Mehserle shot and killed Grant, an unarmed 22-year-old, on the platform of BART's Fruitvale Station in Oakland in the early morning hours of New Year's Day 2009.
Grant's father and five of Grant's friends sued in the aftermath of the highly-publicized incident, which inspired the recently released movie "Fruitvale Station," reports the San Jose Mercury News.
No Qualified Immunity
Qualified immunity shields public officials from damages for civil liability if they did not violate an individual's "clearly established" statutory or constitutional rights. It's meant to allow officers to do their job without fear of getting sued whenever someone gets hurt.
But the immunity has its limits.
Even while acting in the scope of their employment, officers can still be sued for intentionally violating a person's constitutional rights. Qualified immunity requires that an official act was undertaken in good faith and with due care.
"It is possible, after weighing all the facts, that the officers committed no constitutional wrongs," Judge Mary Murguia wrote in the 9th Circuit's ruling, according to the Mercury News. "But our task at this stage ... is instead to construe the facts in the manner most favorable to the plaintiffs, who have a right to their day in court."

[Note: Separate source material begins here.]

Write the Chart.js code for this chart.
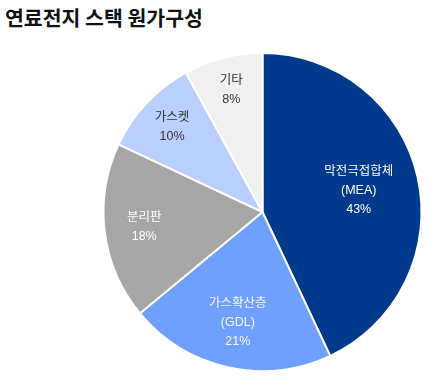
<!DOCTYPE html>
<html>
<head>
<meta charset="utf-8">
<script src="https://cdn.jsdelivr.net/npm/chart.js@4.4.0/dist/chart.umd.min.js"></script>
<style>
  html, body { margin: 0; padding: 0; background: #fff; }
  #wrap { position: relative; width: 439px; height: 383px; }
  #title {
    position: absolute; left: 5px; top: 2px;
    font-family: "Noto Sans CJK KR", sans-serif; font-weight: bold;
    font-size: 20.5px; color: #111; white-space: nowrap;
  }
  canvas { position: absolute; left: 0; top: 0; }
</style>
</head>
<body>
<div id="wrap">
  <div id="title">연료전지 스택 원가구성</div>
  <canvas id="cost-chart" width="439" height="383"></canvas>
</div>
<script>
// 스택 원가 구성 (%)
const categories = [['막전극접합체', '(MEA)'], ['가스확산층', '(GDL)'], ['분리판'], ['가스켓'], ['기타']];
const shares = [43, 21, 18, 10, 8];
const sliceColors = ['#003a8c', '#6f9fff', '#a6a6a6', '#b9cfff', '#f0f0f0'];
const labelColors = ['#ffffff', '#f4f7ff', '#ffffff', '#333333', '#333333'];
// 라벨 위치 (반지름 대비 비율)
const labelRadius = [0.62, 0.71, 0.75, 0.78, 0.79];

const sliceLabels = {
    id: 'sliceLabels',
    afterDatasetsDraw(chart) {
        const ctx = chart.ctx;
        const meta = chart.getDatasetMeta(0);
        ctx.save();
        ctx.font = '12.5px "Liberation Sans", "Noto Sans CJK KR", sans-serif';
        ctx.textAlign = 'center';
        ctx.textBaseline = 'middle';
        meta.data.forEach((arc, i) => {
            const mid = (arc.startAngle + arc.endAngle) / 2;
            const r = arc.outerRadius * labelRadius[i];
            const x = arc.x + Math.cos(mid) * r;
            const y = arc.y + Math.sin(mid) * r;
            const lines = categories[i].concat([shares[i] + '%']);
            const lh = 19;
            const y0 = y - (lines.length - 1) * lh / 2;
            ctx.fillStyle = labelColors[i];
            lines.forEach((t, k) => ctx.fillText(t, x, y0 + k * lh));
        });
        ctx.restore();
    }
};

const ctx = document.getElementById('cost-chart');
new Chart(ctx, {
    type: 'pie',
    data: {
        labels: categories.map(c => c.join(' ')),
        datasets: [{
            data: shares,
            backgroundColor: sliceColors,
            borderColor: '#ffffff',
            borderWidth: 2
        }]
    },
    options: {
        responsive: false,
        animation: false,
        layout: { padding: { left: 102, top: 52, right: 16, bottom: 11 } },
        plugins: {
            legend: { display: false },
            tooltip: { enabled: false }
        }
    },
    plugins: [sliceLabels]
});
</script>
</body>
</html>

As a result, the court rejected the officers' legal cushion and is allowing the case to proceed to trial.
Wrongful Death and Racial Profiling Alleged
The complaint alleges that Mehserle should pay damages for Grant's death, and that the three officers violated the civil rights of Grant's friends when they were arrested early on New Year's Day, reports the Mercury News.
Mehserle was convicted of involuntary manslaughter and sentenced to two years in state prison, which he has already served. Grant's father, however, asserts in the civil lawsuit that the shooting was intentional, and that Mehserle should be held liable for his son's wrongful death.
Grant's friends argue, among other claims, that they were targeted and mistreated based on racial profiling.